What is asked
Gather each line of the entries below that includes "Write".

Records for the task
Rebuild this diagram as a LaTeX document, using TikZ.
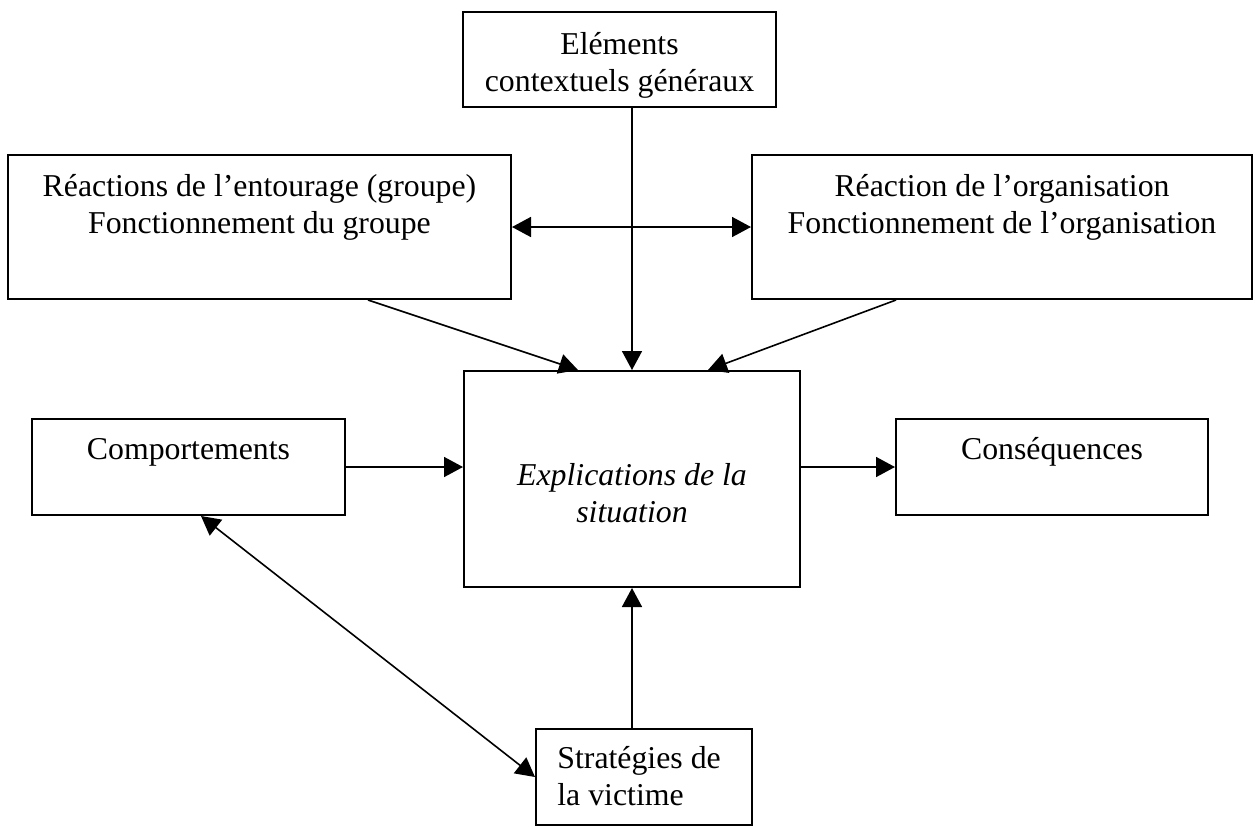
---
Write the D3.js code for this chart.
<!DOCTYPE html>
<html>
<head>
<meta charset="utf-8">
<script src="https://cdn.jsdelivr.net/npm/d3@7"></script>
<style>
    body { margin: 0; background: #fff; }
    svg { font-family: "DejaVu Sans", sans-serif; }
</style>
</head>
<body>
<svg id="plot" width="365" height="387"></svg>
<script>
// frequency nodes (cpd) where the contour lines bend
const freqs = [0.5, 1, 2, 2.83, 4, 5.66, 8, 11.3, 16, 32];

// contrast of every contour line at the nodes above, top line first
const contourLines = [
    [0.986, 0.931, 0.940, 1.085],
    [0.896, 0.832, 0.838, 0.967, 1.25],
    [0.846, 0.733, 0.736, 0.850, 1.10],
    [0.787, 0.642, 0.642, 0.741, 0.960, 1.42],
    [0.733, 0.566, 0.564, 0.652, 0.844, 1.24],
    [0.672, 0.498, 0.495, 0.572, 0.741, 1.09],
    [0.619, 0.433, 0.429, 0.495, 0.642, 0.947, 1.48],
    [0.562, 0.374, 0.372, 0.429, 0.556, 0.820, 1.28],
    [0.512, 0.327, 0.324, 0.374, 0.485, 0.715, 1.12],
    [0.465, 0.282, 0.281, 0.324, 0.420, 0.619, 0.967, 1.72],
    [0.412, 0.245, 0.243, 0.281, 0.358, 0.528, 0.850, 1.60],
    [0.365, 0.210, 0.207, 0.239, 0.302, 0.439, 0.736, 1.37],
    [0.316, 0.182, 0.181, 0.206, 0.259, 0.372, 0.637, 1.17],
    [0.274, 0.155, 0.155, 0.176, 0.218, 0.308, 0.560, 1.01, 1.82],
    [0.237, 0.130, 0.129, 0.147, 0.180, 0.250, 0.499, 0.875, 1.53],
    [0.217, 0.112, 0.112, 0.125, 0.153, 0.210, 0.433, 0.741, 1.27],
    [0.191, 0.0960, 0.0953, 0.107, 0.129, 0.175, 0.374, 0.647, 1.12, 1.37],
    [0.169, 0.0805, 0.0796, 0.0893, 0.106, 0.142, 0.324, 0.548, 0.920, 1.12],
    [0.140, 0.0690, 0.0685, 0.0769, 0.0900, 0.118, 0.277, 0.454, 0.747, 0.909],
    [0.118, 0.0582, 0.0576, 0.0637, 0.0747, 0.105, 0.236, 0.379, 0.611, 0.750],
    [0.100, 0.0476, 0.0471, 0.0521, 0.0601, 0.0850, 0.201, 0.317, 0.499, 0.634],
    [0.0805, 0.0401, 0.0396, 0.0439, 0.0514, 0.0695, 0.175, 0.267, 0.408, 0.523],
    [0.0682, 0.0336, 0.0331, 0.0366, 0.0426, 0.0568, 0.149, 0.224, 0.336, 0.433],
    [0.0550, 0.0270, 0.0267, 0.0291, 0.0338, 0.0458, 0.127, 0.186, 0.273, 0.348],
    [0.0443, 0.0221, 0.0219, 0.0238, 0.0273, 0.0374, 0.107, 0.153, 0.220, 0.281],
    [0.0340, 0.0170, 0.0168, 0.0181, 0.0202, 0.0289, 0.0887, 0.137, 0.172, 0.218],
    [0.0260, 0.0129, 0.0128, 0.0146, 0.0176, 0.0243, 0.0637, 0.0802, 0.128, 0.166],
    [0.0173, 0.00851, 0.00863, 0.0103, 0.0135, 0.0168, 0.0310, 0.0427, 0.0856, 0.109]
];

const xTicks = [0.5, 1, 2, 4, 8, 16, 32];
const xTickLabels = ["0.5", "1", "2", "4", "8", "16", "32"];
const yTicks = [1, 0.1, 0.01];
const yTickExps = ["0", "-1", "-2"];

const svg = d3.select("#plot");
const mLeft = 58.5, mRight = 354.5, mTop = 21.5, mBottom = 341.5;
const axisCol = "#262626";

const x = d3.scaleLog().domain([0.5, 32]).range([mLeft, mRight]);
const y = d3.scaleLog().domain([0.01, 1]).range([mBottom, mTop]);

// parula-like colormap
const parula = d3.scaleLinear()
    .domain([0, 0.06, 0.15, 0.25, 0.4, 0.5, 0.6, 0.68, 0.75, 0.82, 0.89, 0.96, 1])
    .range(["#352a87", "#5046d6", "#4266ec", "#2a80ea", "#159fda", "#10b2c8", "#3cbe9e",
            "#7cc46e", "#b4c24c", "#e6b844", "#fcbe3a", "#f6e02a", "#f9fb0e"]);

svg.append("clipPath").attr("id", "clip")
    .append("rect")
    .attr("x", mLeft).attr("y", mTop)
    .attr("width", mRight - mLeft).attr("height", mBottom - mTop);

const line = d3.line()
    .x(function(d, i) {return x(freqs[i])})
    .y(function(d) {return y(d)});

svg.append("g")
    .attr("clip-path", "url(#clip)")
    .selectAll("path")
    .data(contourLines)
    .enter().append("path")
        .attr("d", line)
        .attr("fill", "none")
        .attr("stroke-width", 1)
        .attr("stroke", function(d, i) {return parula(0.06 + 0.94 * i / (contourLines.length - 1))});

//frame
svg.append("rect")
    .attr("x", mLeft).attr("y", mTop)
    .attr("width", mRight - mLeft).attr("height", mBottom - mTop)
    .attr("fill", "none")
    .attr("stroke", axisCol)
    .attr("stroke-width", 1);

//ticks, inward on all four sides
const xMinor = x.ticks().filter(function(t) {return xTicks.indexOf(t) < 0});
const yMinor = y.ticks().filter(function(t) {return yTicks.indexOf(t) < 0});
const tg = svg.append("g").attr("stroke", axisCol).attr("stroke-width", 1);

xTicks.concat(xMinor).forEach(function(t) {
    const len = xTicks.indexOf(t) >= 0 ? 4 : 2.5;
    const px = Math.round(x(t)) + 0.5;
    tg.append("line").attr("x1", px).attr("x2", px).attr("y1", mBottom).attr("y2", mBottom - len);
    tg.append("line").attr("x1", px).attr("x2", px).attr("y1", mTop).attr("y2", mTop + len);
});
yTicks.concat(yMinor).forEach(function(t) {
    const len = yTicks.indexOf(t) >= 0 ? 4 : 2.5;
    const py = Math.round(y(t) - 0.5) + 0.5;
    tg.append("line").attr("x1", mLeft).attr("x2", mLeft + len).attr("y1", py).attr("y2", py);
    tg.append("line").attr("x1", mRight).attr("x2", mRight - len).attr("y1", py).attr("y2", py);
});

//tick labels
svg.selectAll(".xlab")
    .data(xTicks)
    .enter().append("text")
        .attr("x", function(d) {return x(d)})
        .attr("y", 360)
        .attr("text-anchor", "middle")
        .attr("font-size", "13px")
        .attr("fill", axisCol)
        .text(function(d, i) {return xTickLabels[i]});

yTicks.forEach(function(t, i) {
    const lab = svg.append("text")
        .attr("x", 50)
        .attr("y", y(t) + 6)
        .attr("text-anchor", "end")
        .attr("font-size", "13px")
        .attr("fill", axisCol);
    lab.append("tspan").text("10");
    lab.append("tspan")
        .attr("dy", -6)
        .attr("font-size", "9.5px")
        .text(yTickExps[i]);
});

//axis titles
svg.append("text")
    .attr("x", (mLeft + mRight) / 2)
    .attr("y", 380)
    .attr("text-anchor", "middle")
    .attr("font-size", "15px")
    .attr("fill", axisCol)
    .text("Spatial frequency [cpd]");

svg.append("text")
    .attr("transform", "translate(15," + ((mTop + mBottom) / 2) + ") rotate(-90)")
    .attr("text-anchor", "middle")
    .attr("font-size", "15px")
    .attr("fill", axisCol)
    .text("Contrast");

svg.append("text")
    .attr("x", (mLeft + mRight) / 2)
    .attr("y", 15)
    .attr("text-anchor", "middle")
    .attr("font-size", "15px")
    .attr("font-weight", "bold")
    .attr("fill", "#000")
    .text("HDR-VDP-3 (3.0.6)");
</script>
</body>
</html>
==
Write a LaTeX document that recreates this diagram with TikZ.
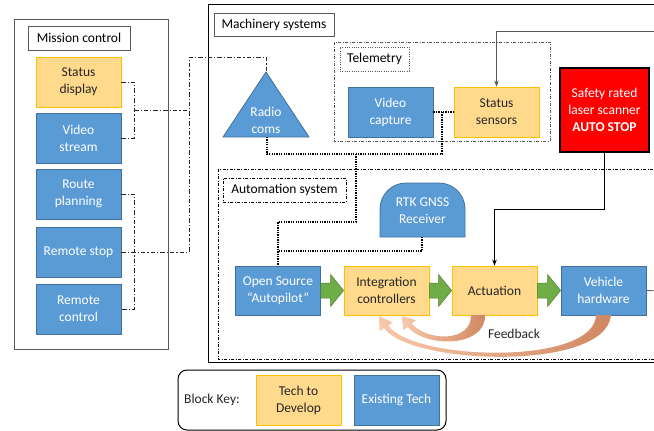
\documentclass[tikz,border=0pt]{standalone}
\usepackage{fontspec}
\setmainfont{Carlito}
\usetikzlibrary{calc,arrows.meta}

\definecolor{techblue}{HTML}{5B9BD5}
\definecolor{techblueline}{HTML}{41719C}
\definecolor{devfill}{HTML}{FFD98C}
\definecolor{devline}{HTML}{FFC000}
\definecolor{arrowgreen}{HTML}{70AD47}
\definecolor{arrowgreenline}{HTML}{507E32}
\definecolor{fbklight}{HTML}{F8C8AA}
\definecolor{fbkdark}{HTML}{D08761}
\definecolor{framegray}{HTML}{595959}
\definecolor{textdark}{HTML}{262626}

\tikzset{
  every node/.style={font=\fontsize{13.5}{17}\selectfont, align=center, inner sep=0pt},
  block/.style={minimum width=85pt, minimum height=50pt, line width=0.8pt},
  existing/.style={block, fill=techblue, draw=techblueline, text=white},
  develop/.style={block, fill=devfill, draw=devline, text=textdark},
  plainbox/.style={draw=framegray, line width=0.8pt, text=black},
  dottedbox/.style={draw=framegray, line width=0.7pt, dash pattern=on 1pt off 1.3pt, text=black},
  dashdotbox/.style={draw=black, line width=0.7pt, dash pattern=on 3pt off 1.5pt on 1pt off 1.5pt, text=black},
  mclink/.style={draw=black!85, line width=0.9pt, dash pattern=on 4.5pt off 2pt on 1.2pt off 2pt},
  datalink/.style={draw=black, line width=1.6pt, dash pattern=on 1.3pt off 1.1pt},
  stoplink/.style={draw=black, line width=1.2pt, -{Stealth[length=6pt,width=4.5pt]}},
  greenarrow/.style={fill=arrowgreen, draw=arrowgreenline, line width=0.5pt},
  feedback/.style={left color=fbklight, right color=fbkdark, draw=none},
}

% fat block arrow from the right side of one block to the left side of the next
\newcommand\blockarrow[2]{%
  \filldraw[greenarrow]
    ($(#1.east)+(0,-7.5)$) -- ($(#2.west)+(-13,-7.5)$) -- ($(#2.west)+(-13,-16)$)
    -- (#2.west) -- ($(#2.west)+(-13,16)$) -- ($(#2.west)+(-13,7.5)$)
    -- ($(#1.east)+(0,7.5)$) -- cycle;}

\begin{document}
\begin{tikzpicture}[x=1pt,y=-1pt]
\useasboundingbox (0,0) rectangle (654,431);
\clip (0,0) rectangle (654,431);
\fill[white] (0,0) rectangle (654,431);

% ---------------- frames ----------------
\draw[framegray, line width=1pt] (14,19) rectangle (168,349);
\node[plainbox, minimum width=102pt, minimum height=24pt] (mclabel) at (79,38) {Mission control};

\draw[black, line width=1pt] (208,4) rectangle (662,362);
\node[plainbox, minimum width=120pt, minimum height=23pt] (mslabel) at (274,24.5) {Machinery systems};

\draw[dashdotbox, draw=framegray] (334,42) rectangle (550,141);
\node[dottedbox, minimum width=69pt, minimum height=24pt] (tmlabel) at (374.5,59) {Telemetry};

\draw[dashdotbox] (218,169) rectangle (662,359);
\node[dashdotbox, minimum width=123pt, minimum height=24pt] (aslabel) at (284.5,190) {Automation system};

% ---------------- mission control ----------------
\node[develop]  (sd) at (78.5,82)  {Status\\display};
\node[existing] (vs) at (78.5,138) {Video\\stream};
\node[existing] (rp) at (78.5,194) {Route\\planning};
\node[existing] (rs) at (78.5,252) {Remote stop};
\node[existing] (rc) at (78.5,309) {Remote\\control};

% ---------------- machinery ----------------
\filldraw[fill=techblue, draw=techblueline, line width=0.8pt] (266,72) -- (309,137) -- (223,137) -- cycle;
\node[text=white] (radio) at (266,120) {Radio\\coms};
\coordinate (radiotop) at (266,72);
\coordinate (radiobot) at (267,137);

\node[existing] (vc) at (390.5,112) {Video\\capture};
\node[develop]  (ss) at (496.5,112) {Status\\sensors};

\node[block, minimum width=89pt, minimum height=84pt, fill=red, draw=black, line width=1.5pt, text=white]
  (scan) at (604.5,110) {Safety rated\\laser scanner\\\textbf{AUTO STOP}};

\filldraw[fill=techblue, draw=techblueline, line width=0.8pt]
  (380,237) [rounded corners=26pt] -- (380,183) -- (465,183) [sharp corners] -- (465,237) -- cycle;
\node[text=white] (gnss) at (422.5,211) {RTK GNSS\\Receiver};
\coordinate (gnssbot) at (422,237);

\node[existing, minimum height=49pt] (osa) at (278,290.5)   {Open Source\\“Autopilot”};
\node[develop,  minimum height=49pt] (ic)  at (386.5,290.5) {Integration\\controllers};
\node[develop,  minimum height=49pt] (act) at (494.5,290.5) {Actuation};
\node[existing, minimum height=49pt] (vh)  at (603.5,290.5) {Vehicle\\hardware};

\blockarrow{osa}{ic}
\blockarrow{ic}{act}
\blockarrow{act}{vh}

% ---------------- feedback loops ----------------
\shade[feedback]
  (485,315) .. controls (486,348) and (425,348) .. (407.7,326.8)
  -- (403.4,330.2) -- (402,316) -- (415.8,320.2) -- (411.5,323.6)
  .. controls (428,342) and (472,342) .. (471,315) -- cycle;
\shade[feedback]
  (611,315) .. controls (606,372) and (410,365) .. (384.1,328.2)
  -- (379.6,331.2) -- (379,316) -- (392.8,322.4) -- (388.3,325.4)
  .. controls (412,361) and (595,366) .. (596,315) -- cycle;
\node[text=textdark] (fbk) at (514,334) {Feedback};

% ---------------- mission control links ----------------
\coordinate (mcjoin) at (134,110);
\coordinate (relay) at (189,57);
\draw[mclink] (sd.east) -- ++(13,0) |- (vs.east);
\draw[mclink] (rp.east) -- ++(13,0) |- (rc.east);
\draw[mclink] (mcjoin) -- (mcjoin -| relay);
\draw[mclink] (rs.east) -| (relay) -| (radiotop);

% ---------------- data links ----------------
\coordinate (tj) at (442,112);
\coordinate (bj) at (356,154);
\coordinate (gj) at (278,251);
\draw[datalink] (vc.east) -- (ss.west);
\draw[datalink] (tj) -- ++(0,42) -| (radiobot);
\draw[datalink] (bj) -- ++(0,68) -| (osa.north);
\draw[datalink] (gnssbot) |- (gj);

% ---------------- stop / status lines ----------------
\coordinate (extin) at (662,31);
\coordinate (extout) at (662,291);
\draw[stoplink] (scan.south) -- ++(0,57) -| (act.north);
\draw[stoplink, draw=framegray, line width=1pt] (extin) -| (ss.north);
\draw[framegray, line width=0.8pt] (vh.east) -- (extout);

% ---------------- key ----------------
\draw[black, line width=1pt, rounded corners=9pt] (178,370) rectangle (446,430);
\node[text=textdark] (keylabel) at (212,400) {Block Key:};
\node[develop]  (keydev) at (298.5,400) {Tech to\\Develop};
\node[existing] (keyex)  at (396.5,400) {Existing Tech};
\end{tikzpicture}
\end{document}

Reply
Write the D3.js code for this chart.
Write a LaTeX document that recreates this diagram with TikZ.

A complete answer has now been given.